### Source data
- - - - - - -
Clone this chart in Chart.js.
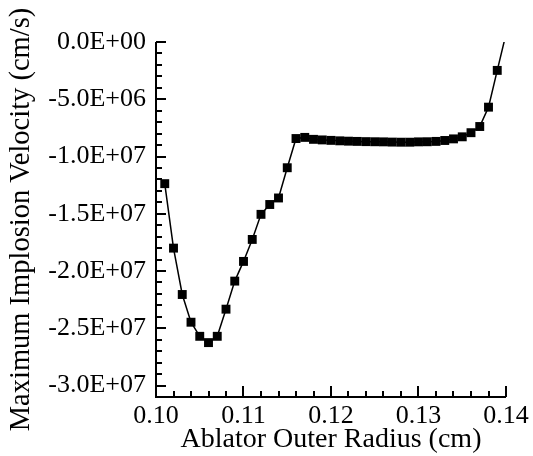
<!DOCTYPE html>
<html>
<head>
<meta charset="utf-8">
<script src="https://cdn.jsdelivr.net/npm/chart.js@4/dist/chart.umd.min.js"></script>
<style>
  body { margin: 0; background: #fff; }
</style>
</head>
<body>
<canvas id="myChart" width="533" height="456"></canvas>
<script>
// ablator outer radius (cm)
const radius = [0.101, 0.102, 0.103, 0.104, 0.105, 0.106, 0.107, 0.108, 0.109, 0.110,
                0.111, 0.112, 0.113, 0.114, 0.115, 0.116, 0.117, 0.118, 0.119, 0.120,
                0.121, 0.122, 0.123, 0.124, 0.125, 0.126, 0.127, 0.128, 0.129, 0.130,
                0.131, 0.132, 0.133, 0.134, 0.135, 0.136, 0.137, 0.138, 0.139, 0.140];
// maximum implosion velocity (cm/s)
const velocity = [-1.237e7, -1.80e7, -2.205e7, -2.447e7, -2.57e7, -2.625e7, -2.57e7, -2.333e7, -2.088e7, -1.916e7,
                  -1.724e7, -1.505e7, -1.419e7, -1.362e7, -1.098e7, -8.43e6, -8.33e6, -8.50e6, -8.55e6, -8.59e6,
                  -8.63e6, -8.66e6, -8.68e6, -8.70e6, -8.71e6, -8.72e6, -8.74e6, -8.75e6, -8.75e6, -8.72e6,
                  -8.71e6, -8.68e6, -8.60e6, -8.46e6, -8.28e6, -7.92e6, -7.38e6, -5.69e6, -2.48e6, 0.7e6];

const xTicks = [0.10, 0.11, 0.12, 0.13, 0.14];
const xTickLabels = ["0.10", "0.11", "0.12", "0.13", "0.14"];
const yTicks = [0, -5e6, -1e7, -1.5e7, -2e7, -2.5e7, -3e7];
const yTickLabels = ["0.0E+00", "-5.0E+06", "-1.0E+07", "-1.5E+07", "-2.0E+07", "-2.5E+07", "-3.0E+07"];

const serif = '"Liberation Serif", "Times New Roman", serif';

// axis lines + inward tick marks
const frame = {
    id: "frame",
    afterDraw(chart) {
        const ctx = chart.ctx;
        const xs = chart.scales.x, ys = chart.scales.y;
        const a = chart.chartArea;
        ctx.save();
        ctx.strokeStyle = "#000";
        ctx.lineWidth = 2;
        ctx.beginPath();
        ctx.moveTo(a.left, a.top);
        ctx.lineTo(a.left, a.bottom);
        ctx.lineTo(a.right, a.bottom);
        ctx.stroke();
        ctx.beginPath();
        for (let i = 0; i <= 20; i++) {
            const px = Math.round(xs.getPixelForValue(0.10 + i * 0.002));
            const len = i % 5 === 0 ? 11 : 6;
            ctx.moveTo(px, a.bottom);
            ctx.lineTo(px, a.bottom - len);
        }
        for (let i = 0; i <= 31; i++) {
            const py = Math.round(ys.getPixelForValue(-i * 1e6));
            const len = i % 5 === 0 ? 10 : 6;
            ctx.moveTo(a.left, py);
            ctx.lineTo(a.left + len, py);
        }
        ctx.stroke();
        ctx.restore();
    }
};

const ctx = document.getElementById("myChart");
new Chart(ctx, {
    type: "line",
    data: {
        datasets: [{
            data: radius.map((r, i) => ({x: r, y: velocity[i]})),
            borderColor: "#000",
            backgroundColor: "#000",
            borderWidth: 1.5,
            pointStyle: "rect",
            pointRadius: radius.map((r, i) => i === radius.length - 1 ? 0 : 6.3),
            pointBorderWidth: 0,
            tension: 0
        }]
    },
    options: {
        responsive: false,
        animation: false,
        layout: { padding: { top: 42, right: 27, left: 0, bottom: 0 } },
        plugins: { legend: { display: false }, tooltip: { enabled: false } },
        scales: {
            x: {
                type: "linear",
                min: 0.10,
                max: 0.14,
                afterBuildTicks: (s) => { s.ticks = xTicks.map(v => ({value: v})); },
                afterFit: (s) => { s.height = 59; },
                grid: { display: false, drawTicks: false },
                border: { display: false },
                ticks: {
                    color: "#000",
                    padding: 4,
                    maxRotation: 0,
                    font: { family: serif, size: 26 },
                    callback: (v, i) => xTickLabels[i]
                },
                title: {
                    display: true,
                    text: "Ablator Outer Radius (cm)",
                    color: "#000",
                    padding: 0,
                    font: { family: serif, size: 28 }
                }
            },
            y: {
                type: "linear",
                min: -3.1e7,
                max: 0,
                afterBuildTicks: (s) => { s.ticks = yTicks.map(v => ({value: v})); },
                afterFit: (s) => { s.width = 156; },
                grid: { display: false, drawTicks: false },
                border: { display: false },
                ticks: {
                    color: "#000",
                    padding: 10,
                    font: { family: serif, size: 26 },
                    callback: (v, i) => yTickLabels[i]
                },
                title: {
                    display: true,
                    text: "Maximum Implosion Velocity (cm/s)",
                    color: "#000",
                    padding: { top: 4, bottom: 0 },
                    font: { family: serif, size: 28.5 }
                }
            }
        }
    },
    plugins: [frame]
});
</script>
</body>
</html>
- - - - - - -
### Problem details
Repeat the data exactly in full, omitting its pictures.

### Solution to this problem
Clone this chart in Chart.js.
<!DOCTYPE html>
<html>
<head>
<meta charset="utf-8">
<script src="https://cdn.jsdelivr.net/npm/chart.js@4/dist/chart.umd.min.js"></script>
<style>
  body { margin: 0; background: #fff; }
</style>
</head>
<body>
<canvas id="myChart" width="533" height="456"></canvas>
<script>
// ablator outer radius (cm)
const radius = [0.101, 0.102, 0.103, 0.104, 0.105, 0.106, 0.107, 0.108, 0.109, 0.110,
                0.111, 0.112, 0.113, 0.114, 0.115, 0.116, 0.117, 0.118, 0.119, 0.120,
                0.121, 0.122, 0.123, 0.124, 0.125, 0.126, 0.127, 0.128, 0.129, 0.130,
                0.131, 0.132, 0.133, 0.134, 0.135, 0.136, 0.137, 0.138, 0.139, 0.140];
// maximum implosion velocity (cm/s)
const velocity = [-1.237e7, -1.80e7, -2.205e7, -2.447e7, -2.57e7, -2.625e7, -2.57e7, -2.333e7, -2.088e7, -1.916e7,
                  -1.724e7, -1.505e7, -1.419e7, -1.362e7, -1.098e7, -8.43e6, -8.33e6, -8.50e6, -8.55e6, -8.59e6,
                  -8.63e6, -8.66e6, -8.68e6, -8.70e6, -8.71e6, -8.72e6, -8.74e6, -8.75e6, -8.75e6, -8.72e6,
                  -8.71e6, -8.68e6, -8.60e6, -8.46e6, -8.28e6, -7.92e6, -7.38e6, -5.69e6, -2.48e6, 0.7e6];

const xTicks = [0.10, 0.11, 0.12, 0.13, 0.14];
const xTickLabels = ["0.10", "0.11", "0.12", "0.13", "0.14"];
const yTicks = [0, -5e6, -1e7, -1.5e7, -2e7, -2.5e7, -3e7];
const yTickLabels = ["0.0E+00", "-5.0E+06", "-1.0E+07", "-1.5E+07", "-2.0E+07", "-2.5E+07", "-3.0E+07"];

const serif = '"Liberation Serif", "Times New Roman", serif';

// axis lines + inward tick marks
const frame = {
    id: "frame",
    afterDraw(chart) {
        const ctx = chart.ctx;
        const xs = chart.scales.x, ys = chart.scales.y;
        const a = chart.chartArea;
        ctx.save();
        ctx.strokeStyle = "#000";
        ctx.lineWidth = 2;
        ctx.beginPath();
        ctx.moveTo(a.left, a.top);
        ctx.lineTo(a.left, a.bottom);
        ctx.lineTo(a.right, a.bottom);
        ctx.stroke();
        ctx.beginPath();
        for (let i = 0; i <= 20; i++) {
            const px = Math.round(xs.getPixelForValue(0.10 + i * 0.002));
            const len = i % 5 === 0 ? 11 : 6;
            ctx.moveTo(px, a.bottom);
            ctx.lineTo(px, a.bottom - len);
        }
        for (let i = 0; i <= 31; i++) {
            const py = Math.round(ys.getPixelForValue(-i * 1e6));
            const len = i % 5 === 0 ? 10 : 6;
            ctx.moveTo(a.left, py);
            ctx.lineTo(a.left + len, py);
        }
        ctx.stroke();
        ctx.restore();
    }
};

const ctx = document.getElementById("myChart");
new Chart(ctx, {
    type: "line",
    data: {
        datasets: [{
            data: radius.map((r, i) => ({x: r, y: velocity[i]})),
            borderColor: "#000",
            backgroundColor: "#000",
            borderWidth: 1.5,
            pointStyle: "rect",
            pointRadius: radius.map((r, i) => i === radius.length - 1 ? 0 : 6.3),
            pointBorderWidth: 0,
            tension: 0
        }]
    },
    options: {
        responsive: false,
        animation: false,
        layout: { padding: { top: 42, right: 27, left: 0, bottom: 0 } },
        plugins: { legend: { display: false }, tooltip: { enabled: false } },
        scales: {
            x: {
                type: "linear",
                min: 0.10,
                max: 0.14,
                afterBuildTicks: (s) => { s.ticks = xTicks.map(v => ({value: v})); },
                afterFit: (s) => { s.height = 59; },
                grid: { display: false, drawTicks: false },
                border: { display: false },
                ticks: {
                    color: "#000",
                    padding: 4,
                    maxRotation: 0,
                    font: { family: serif, size: 26 },
                    callback: (v, i) => xTickLabels[i]
                },
                title: {
                    display: true,
                    text: "Ablator Outer Radius (cm)",
                    color: "#000",
                    padding: 0,
                    font: { family: serif, size: 28 }
                }
            },
            y: {
                type: "linear",
                min: -3.1e7,
                max: 0,
                afterBuildTicks: (s) => { s.ticks = yTicks.map(v => ({value: v})); },
                afterFit: (s) => { s.width = 156; },
                grid: { display: false, drawTicks: false },
                border: { display: false },
                ticks: {
                    color: "#000",
                    padding: 10,
                    font: { family: serif, size: 26 },
                    callback: (v, i) => yTickLabels[i]
                },
                title: {
                    display: true,
                    text: "Maximum Implosion Velocity (cm/s)",
                    color: "#000",
                    padding: { top: 4, bottom: 0 },
                    font: { family: serif, size: 28.5 }
                }
            }
        }
    },
    plugins: [frame]
});
</script>
</body>
</html>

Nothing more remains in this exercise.